Nearly 200 students in CSU’s College of Agricultural Sciences plan and stage Ag Adventure. These collegiate volunteers will lead third-graders through six hands-on learning centers that illuminate the intricacies of food production and sources of food and fiber.

The learning centers are connected to third-grade academic curriculum standards, tying in math, science, history, geography and other subjects. For instance, the school kids will learn about calculating feed rations at a station focused on beef and dairy cattle, and they’ll learn about measurement while discussing the “hands” of horse height at an equine station.

“I hope the kids learn about where their food comes from and leave knowing more about agriculture,” said Eliza Poet, a CSU junior majoring in animal science and agricultural business who chairs this year’s Ag Adventure planning group.

“That’s important,” Poet continued, “because you can’t respect the people who work in agriculture if you don’t understand the impact they have on your life. I also want the kids to have a good time because Ag Adventure provides really fun, hands-on learning.”

Joining the third-graders at Ag Adventure on Thursday will be CSU President Tony Frank and College of Agricultural Sciences Dean Craig Beyrouty.

Marshall Frasier, a CSU professor of agricultural economics and Ag Adventure faculty adviser, said the program has expanded through the years as Poudre School District teachers have seen its usefulness.

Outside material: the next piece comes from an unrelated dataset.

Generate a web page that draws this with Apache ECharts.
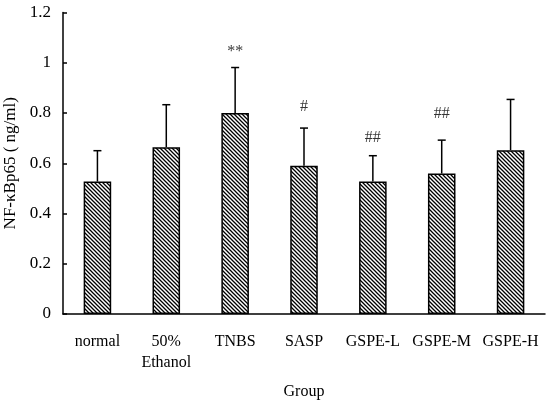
<!DOCTYPE html>
<html>
<head>
<meta charset="utf-8">
<script src="https://cdn.jsdelivr.net/npm/echarts@6/dist/echarts.min.js"></script>
<style>
  html, body { margin: 0; padding: 0; background: #fff; }
  #main { width: 550px; height: 405px; }
</style>
</head>
<body>
<div id="main"></div>
<script>
// groups and measured values (ng/ml)
var groups = ['normal', '50%\nEthanol', 'TNBS', 'SASP', 'GSPE-L', 'GSPE-M', 'GSPE-H'];
var means = [0.527, 0.664, 0.80, 0.59, 0.527, 0.559, 0.652];
var errTops = [0.65, 0.833, 0.981, 0.74, 0.63, 0.692, 0.854];
// significance marks and the height where they sit
var marks = ['', '', '**', '#', '##', '##', ''];
var markY = [null, null, 1.045, 0.826, 0.70, 0.797, null];
var yTicks = [0, 0.2, 0.4, 0.6, 0.8, 1, 1.2];

var FONT = '"Liberation Serif", "Times New Roman", serif';

// diagonal hatch (top-left to bottom-right)
function makeHatch() {
  var c = document.createElement('canvas');
  c.width = 4; c.height = 4;
  var g = c.getContext('2d');
  g.fillStyle = '#fff';
  g.fillRect(0, 0, 4, 4);
  g.strokeStyle = '#000';
  g.lineWidth = 1.3;
  g.beginPath();
  g.moveTo(-1, -1); g.lineTo(5, 5);
  g.moveTo(-1, 3); g.lineTo(1, 5);
  g.moveTo(3, -1); g.lineTo(5, 1);
  g.stroke();
  return c;
}

var errData = groups.map(function (g, i) { return [i, means[i], errTops[i]]; });
var markData = [];
marks.forEach(function (m, i) {
  if (m) markData.push({ value: [i, markY[i]], label: { formatter: m } });
});

var chart = echarts.init(document.getElementById('main'));
chart.setOption({
  animation: false,
  grid: { left: 63, right: 5, top: 12.5, bottom: 91, outerBoundsMode: 'none', containLabel: false },
  xAxis: {
    type: 'category',
    data: groups,
    name: 'Group',
    nameLocation: 'middle',
    nameGap: 70,
    nameTextStyle: { fontFamily: FONT, fontSize: 16, color: '#000' },
    axisLine: { lineStyle: { color: '#000', width: 1.5 } },
    axisTick: { inside: true, length: 4, lineStyle: { color: '#000', width: 1.5 } },
    axisLabel: { interval: 0, fontFamily: FONT, fontSize: 16, color: '#000', margin: 17, lineHeight: 21 }
  },
  yAxis: {
    type: 'value',
    min: 0,
    max: 1.2,
    interval: 0.2,
    name: 'NF-κBp65 ( ng/ml)',
    nameLocation: 'middle',
    nameGap: 36,
    nameTextStyle: { fontFamily: FONT, fontSize: 17, color: '#000' },
    axisLine: { show: true, lineStyle: { color: '#000', width: 1.5 } },
    axisTick: { show: true, inside: true, length: 4, lineStyle: { color: '#000', width: 1.5 } },
    splitLine: { show: false },
    axisLabel: {
      fontFamily: FONT, fontSize: 17, color: '#000', margin: 12,
      formatter: function (v) {
        var r = Math.round(v * 10) / 10;
        return yTicks.indexOf(r) >= 0 ? String(r) : '';
      }
    }
  },
  series: [
    {
      type: 'bar',
      data: means,
      barWidth: '40%',
      itemStyle: {
        color: { image: makeHatch(), repeat: 'repeat' },
        borderColor: '#000',
        borderWidth: 1.5
      },
      z: 2
    },
    {
      type: 'custom',
      data: errData,
      renderItem: function (params, api) {
        var p0 = api.coord([api.value(0), api.value(1)]);
        var p1 = api.coord([api.value(0), api.value(2)]);
        var st = { stroke: '#000', lineWidth: 1.5 };
        return {
          type: 'group',
          children: [
            { type: 'line', shape: { x1: p0[0], y1: p0[1], x2: p1[0], y2: p1[1] }, style: st },
            { type: 'line', shape: { x1: p1[0] - 4, y1: p1[1], x2: p1[0] + 4, y2: p1[1] }, style: st }
          ]
        };
      },
      z: 3
    },
    {
      type: 'scatter',
      data: markData,
      symbolSize: 0,
      label: {
        show: true,
        position: 'inside',
        fontFamily: FONT,
        fontSize: 16,
        color: '#000'
      },
      z: 4
    }
  ]
});
</script>
</body>
</html>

Many report that the experience is a highlight of the year for their third-graders.

“Our school teachers have been very happy with Ag Adventure because it provides a good platform for many of the things they teach throughout the year,” Frasier said.

The youngsters will spend 20 minutes at each of the following learning centers:
• Sheep and wool production – highlighting shearing, spinning, weaving and the ever-popular CSU mascot, CAM the Ram.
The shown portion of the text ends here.